The financial calculus for asset managers is complex. While ETF expense ratios are typically lower, the potential for massive scale and reduced distribution costs can make them equally or more profitable than their mutual fund counterparts. More importantly, ETFs offer superior “stickiness”—their exchange-traded nature makes them less prone to the redemption pressures that can plague mutual funds during market stress. This stability creates more predictable management fee streams. Additionally, the creation/redemption mechanism unique to ETFs provides tax advantages that benefit both investors and managers by minimizing capital gains distributions, a feature that becomes increasingly valuable in rising markets.
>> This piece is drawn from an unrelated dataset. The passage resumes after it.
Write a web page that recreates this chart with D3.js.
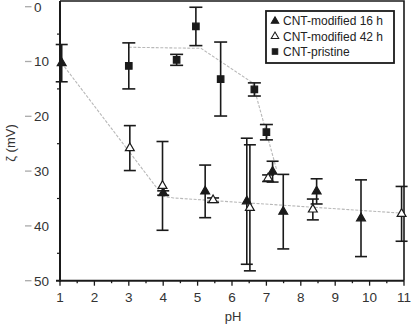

The Future of Fund Distribution

Looking forward, this migration signals the beginning of the end for the traditional mutual fund dominance that characterized the late 20th century. We’re likely to see continued conversion activity, particularly among mid-sized asset managers who need to compete with both the scale of giants like BlackRock and Vanguard and the innovation of fintech-driven entrants. The next phase will involve more sophisticated ETF structures that incorporate elements of active management, potentially blurring the lines between active and passive investing. For investors, this represents a net positive—increased choice, lower costs, and greater transparency—but it also requires understanding the nuances between seemingly similar products with different underlying structures and cost profiles.